The revelation adds to the mystery of how the Prime Minister could tell Parliament last week that, when war began, he still believed that Iraq held weapons of mass destruction capable of being deployed in just 45 minutes.

That 45-minute claim, highlighted in a dossier which Mr Blair presented to the Commons in September 2002, inspired reports in the press that British servicemen and tourists in Cyprus could be hit at any moment by long-range Iraqi missiles.

In fact, John Scarlett, chairman of the Joint Intelligence Committee (JIC), and the Secretary of State for Defence, Geoff Hoon, knew that it was only "battlefield mortar shells or small-calibre weaponry" that could be deployed that quickly - but seemingly nobody told the Prime Minister, who said in the Commons last week that he did not find out until after 18 March, when MPs voted to go to war.

Yesterday Robin Cook, the former foreign secretary who resigned as Leader of the House in the run-up to the war, urged the committee of inquiry set up under Lord Butler to investigate why a vital piece of information was apparently withheld from the man who made the decision to send British troops in to fight.

Mr Cook, who is due to be interviewed on the ITV's Jonathan Dimbleby programme today, said: "One of the questions the Butler inquiry must ask is why on earth the JIC sent up three assessments of Saddam's weapons capacity without making it clear that they were talking about battlefield weapons, not strategic systems."

The committee, chaired by the former chief whip Ann Taylor, supported Tony Blair's claim that Saddam Hussein and his weapons of mass destruction posed a threat to Britain, and that - by implication - the Prime Minister was right to take part in a war without UN sanction.

They gave two reasons: that the Iraqi army, with or without weapons of mass destruction, might attack UK forces policing "no-fly zones", or that they might fire Al Hussein missiles at British forces in Cyprus.

Last week the Government slipped out a follow-up document, with the clumsy title Government Response to the Intelligence and Security Committee Report on Iraqi Weapons of Mass Destruction, which was placed with minimal publicity in the Commons Vote Office.

The document makes the startling revelation that the intelligence services had already reported, before the war began, that Iraq's ballistic missiles had probably been dismantled, and that the presence of UN weapons inspectors in Iraq was making it difficult for Iraq to threaten anyone with weapons of mass destruction.

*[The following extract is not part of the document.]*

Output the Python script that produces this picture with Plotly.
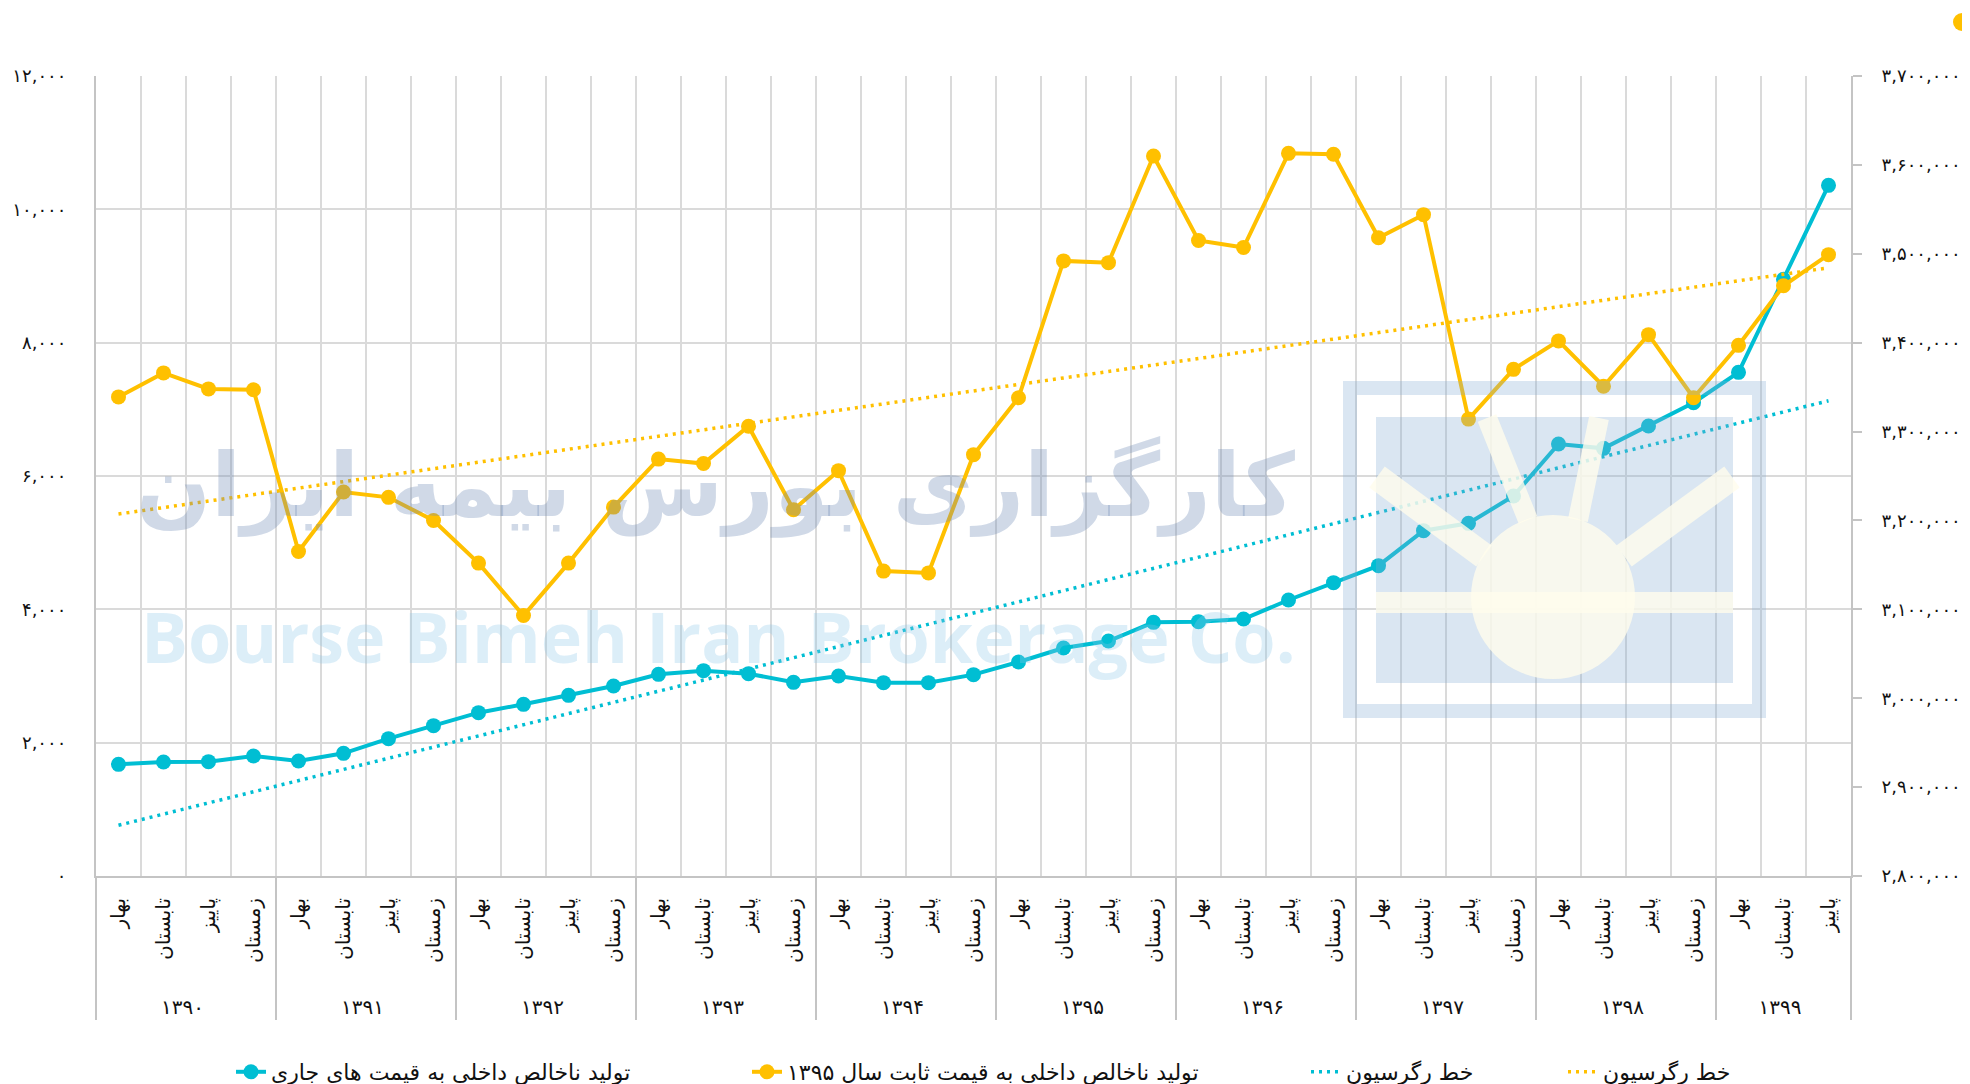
import numpy as np
import plotly.graph_objects as go

# ---------------- data ----------------
years = ['۱۳۹۰', '۱۳۹۱', '۱۳۹۲', '۱۳۹۳', '۱۳۹۴', '۱۳۹۵', '۱۳۹۶', '۱۳۹۷', '۱۳۹۸', '۱۳۹۹']
seasons = ['بهار', 'تابستان', 'پاییز', 'زمستان']
quarters_per_year = [4, 4, 4, 4, 4, 4, 4, 4, 4, 3]

# GDP at current prices (left axis)
gdp_current = [1675, 1710, 1715, 1800, 1725, 1840, 2060, 2255, 2450, 2575,
               2710, 2850, 3025, 3080, 3035, 2905, 3000, 2900, 2900, 3020,
               3210, 3420, 3525, 3805, 3815, 3855, 4140, 4400, 4655, 5180,
               5290, 5700, 6480, 6415, 6750, 7100, 7555, 8950, 10360]

# GDP at constant 1395 prices (right axis)
gdp_constant = [3339000, 3366000, 3348000, 3347000, 3165000, 3232000, 3226000, 3200000,
                3152000, 3093000, 3152000, 3215000, 3269000, 3264000, 3306000, 3212000,
                3256000, 3143000, 3141000, 3274000, 3338000, 3492000, 3490000, 3610000,
                3515000, 3507000, 3613000, 3612000, 3518000, 3544000, 3314000, 3370000,
                3402000, 3351000, 3409000, 3338000, 3397000, 3464000, 3499000]

left_tickvals = [0, 2000, 4000, 6000, 8000, 10000, 12000]
left_ticktext = ['۰', '۲,۰۰۰', '۴,۰۰۰', '۶,۰۰۰', '۸,۰۰۰', '۱۰,۰۰۰', '۱۲,۰۰۰']
right_tickvals = [2800000, 2900000, 3000000, 3100000, 3200000,
                  3300000, 3400000, 3500000, 3600000, 3700000]
right_ticktext = ['۲,۸۰۰,۰۰۰', '۲,۹۰۰,۰۰۰', '۳,۰۰۰,۰۰۰', '۳,۱۰۰,۰۰۰', '۳,۲۰۰,۰۰۰',
                  '۳,۳۰۰,۰۰۰', '۳,۴۰۰,۰۰۰', '۳,۵۰۰,۰۰۰', '۳,۶۰۰,۰۰۰', '۳,۷۰۰,۰۰۰']

name_current = 'تولید ناخالص داخلی به قیمت های جاری'
name_constant = 'تولید ناخالص داخلی به قیمت ثابت سال ۱۳۹۵'
name_trend = 'خط رگرسیون'
watermark_fa = 'کارگزاری بورس بیمه ایران'
watermark_en = 'Bourse Bimeh Iran Brokerage Co.'

# ---------------- derived ----------------
PAD = '\u00a0\u00a0\u00a0\u00a0'   # invisible lead so the year row sits lower, as in the original
x_year = [y for y, n in zip(years, quarters_per_year) for _ in range(n)]
x_season = [PAD + s for n in quarters_per_year for s in seasons[:n]]
xcat = [x_year, x_season]

idx = np.arange(len(gdp_current))
c_fit = np.polyfit(idx, gdp_current, 1)
k_fit = np.polyfit(idx, gdp_constant, 1)
trend_current = np.polyval(c_fit, idx)
trend_constant = np.polyval(k_fit, idx)

CYAN = '#00BED3'
GOLD = '#FFC000'
GRID = '#DADADA'
AXIS = '#C4C4C4'
FONT = 'DejaVu Sans'
TXT = '#111111'

fig = go.Figure()
fig.add_trace(go.Scatter(x=xcat, y=gdp_current, mode='lines+markers', name=name_current,
                         line=dict(color=CYAN, width=4), marker=dict(size=15, color=CYAN),
                         legend='legend', showlegend=True))
fig.add_trace(go.Scatter(x=xcat, y=trend_current, mode='lines', name=name_trend,
                         line=dict(color=CYAN, width=3.5, dash='3px,5px'),
                         legend='legend3', showlegend=True))
fig.add_trace(go.Scatter(x=xcat, y=gdp_constant, mode='lines+markers', name=name_constant,
                         yaxis='y2', line=dict(color=GOLD, width=4),
                         marker=dict(size=15, color=GOLD), legend='legend2', showlegend=True))
fig.add_trace(go.Scatter(x=xcat, y=trend_constant, mode='lines', name=name_trend,
                         yaxis='y2', line=dict(color=GOLD, width=3.5, dash='3px,5px'),
                         legend='legend4', showlegend=True))

# ---------------- layout (screen pixels; the page body adds an 8px offset) ----------------
OFF = 8
W, H = 1970 - OFF, 1084 - OFF
L, R, T, B = 96, 1851, 76, 876          # plot area in screen pixels
def px(X):
    return (X - L) / (R - L)
def py(Y):
    return (B - Y) / (B - T)

shapes = []
LOGO_BLUE = 'rgba(132,172,212,0.30)'
LOGO_SUN = 'rgba(255,252,236,0.80)'
# outer frame band
shapes.append(dict(type='rect', xref='paper', yref='paper', layer='above',
                   x0=px(1350), x1=px(1759), y0=py(711), y1=py(388),
                   line=dict(color=LOGO_BLUE, width=14), fillcolor='rgba(0,0,0,0)'))
# inner panel
shapes.append(dict(type='rect', xref='paper', yref='paper', layer='above',
                   x0=px(1376), x1=px(1733), y0=py(683), y1=py(417),
                   line=dict(width=0), fillcolor=LOGO_BLUE))
# horizontal band
shapes.append(dict(type='rect', xref='paper', yref='paper', layer='above',
                   x0=px(1376), x1=px(1733), y0=py(613), y1=py(592),
                   line=dict(width=0), fillcolor=LOGO_SUN))
# rays
for (xa, ya, xb, yb, w) in [(1377, 477, 1484, 556, 26), (1732, 477, 1624, 556, 26),
                            (1487, 418, 1528, 520, 20), (1599, 418, 1578, 520, 20)]:
    shapes.append(dict(type='line', xref='paper', yref='paper', layer='above',
                       x0=px(xa), y0=py(ya), x1=px(xb), y1=py(yb),
                       line=dict(color=LOGO_SUN, width=w)))
# sun
shapes.append(dict(type='circle', xref='paper', yref='paper', layer='above',
                   x0=px(1471), x1=px(1635), y0=py(679), y1=py(515),
                   line=dict(width=0), fillcolor=LOGO_SUN))
# clipped dot in the top-right corner
shapes.append(dict(type='circle', xref='paper', yref='paper', layer='above',
                   x0=px(1953), x1=px(1971), y0=py(31), y1=py(13),
                   line=dict(width=0), fillcolor=GOLD))

annotations = [
    dict(text='<b>' + watermark_fa + '</b>', xref='paper', yref='paper',
         x=px(716), y=py(486), showarrow=False, xanchor='center', yanchor='middle',
         font=dict(family=FONT, size=88, color='rgba(110,138,180,0.32)')),
    dict(text='<b>' + watermark_en + '</b>', xref='paper', yref='paper',
         x=px(718), y=py(636), showarrow=False, xanchor='center', yanchor='middle',
         font=dict(family='Open Sans', size=70, color='rgba(138,198,232,0.30)')),
]

legend_common = dict(orientation='h', yref='paper', y=py(1072), yanchor='middle',
                     xanchor='left', font=dict(family=FONT, size=22, color=TXT),
                     bgcolor='rgba(0,0,0,0)')

fig.update_layout(
    width=W, height=H,
    margin=dict(l=L - OFF, r=W - (R - OFF), t=T - OFF, b=H - (B - OFF), autoexpand=False),
    paper_bgcolor='white', plot_bgcolor='white',
    font=dict(family=FONT, size=18, color=TXT),
    showlegend=True,
    xaxis=dict(type='multicategory', range=[-0.5, len(gdp_current) - 0.5],
               automargin=False,
               showgrid=True, gridcolor=GRID, gridwidth=1.5,
               tickangle=-90, tickfont=dict(family=FONT, size=20, color=TXT),
               ticklabelstandoff=12,
               showline=True, linecolor=AXIS, linewidth=2,
               showdividers=True, dividercolor=AXIS, dividerwidth=2, ticks=''),
    yaxis=dict(range=[0, 12000], tickvals=left_tickvals, ticktext=left_ticktext,
               automargin=False,
               showgrid=True, gridcolor=GRID, gridwidth=1.5, zeroline=False,
               showline=True, linecolor=AXIS, linewidth=2, ticks='',
               ticklabelstandoff=24, tickfont=dict(family=FONT, size=18, color=TXT)),
    yaxis2=dict(range=[2800000, 3700000], tickvals=right_tickvals, ticktext=right_ticktext,
                automargin=False,
                overlaying='y', side='right', showgrid=False, zeroline=False,
                showline=True, linecolor=AXIS, linewidth=2,
                ticks='outside', ticklen=9, tickwidth=2, tickcolor=AXIS,
                ticklabelstandoff=16, tickfont=dict(family=FONT, size=18, color=TXT)),
    legend=dict(legend_common, x=px(231)),
    legend2=dict(legend_common, x=px(747)),
    legend3=dict(legend_common, x=px(1306)),
    legend4=dict(legend_common, x=px(1563)),
    shapes=shapes,
    annotations=annotations,
    hovermode=False,
)

fig.write_html('out.html')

The document added: "The JIC assessments produced in October and December 2002 and again in March 2003 reflected this point. In December 2002, the JIC specifically pointed out that Iraq's ability to use chemical and biological weapons (CBW) might be constrained by the difficulty of producing more whil. UN inspectors were present.

"In March 2003, [the JIC] stated that intelligence on the timing of when Iraq might use CBW was inconsistent and that the intelligence on the deployment was sparse.

"Intelligence indicating that chemical weapons remained disassembled and that Saddam had not yet ordered their assembly was highlighted. The JIC also pointed out the intelligence suggested that the 750km-range Al Hussein ballistic missiles remained disassembled and that it would take several days to assemble them once orders to do so had been issued."

The Liberal Democrat leader, Charles Kennedy, has defended his party's decision to boycott the Butler committee, saying that it "allows the wrong questions to distract attention from the real issues."

Writing in today's edition of The Independent on Sunday, he said: "What the Prime Minister has really done this week is to tell us to take it or leave it.

Forget inquiries - the people will be his judge."

Peter Hain, the Leader of the House, admitted last night that Mr Blair was no longer "unassailable". After seven years in power, he said, Labour had "hit our first very seriously choppy waters."

* Tony Blair has written to the widow of Dr David Kelly offering a private meeting, according to her lawyers. Janice Kelly declines to say whether she intends to accept his invitation.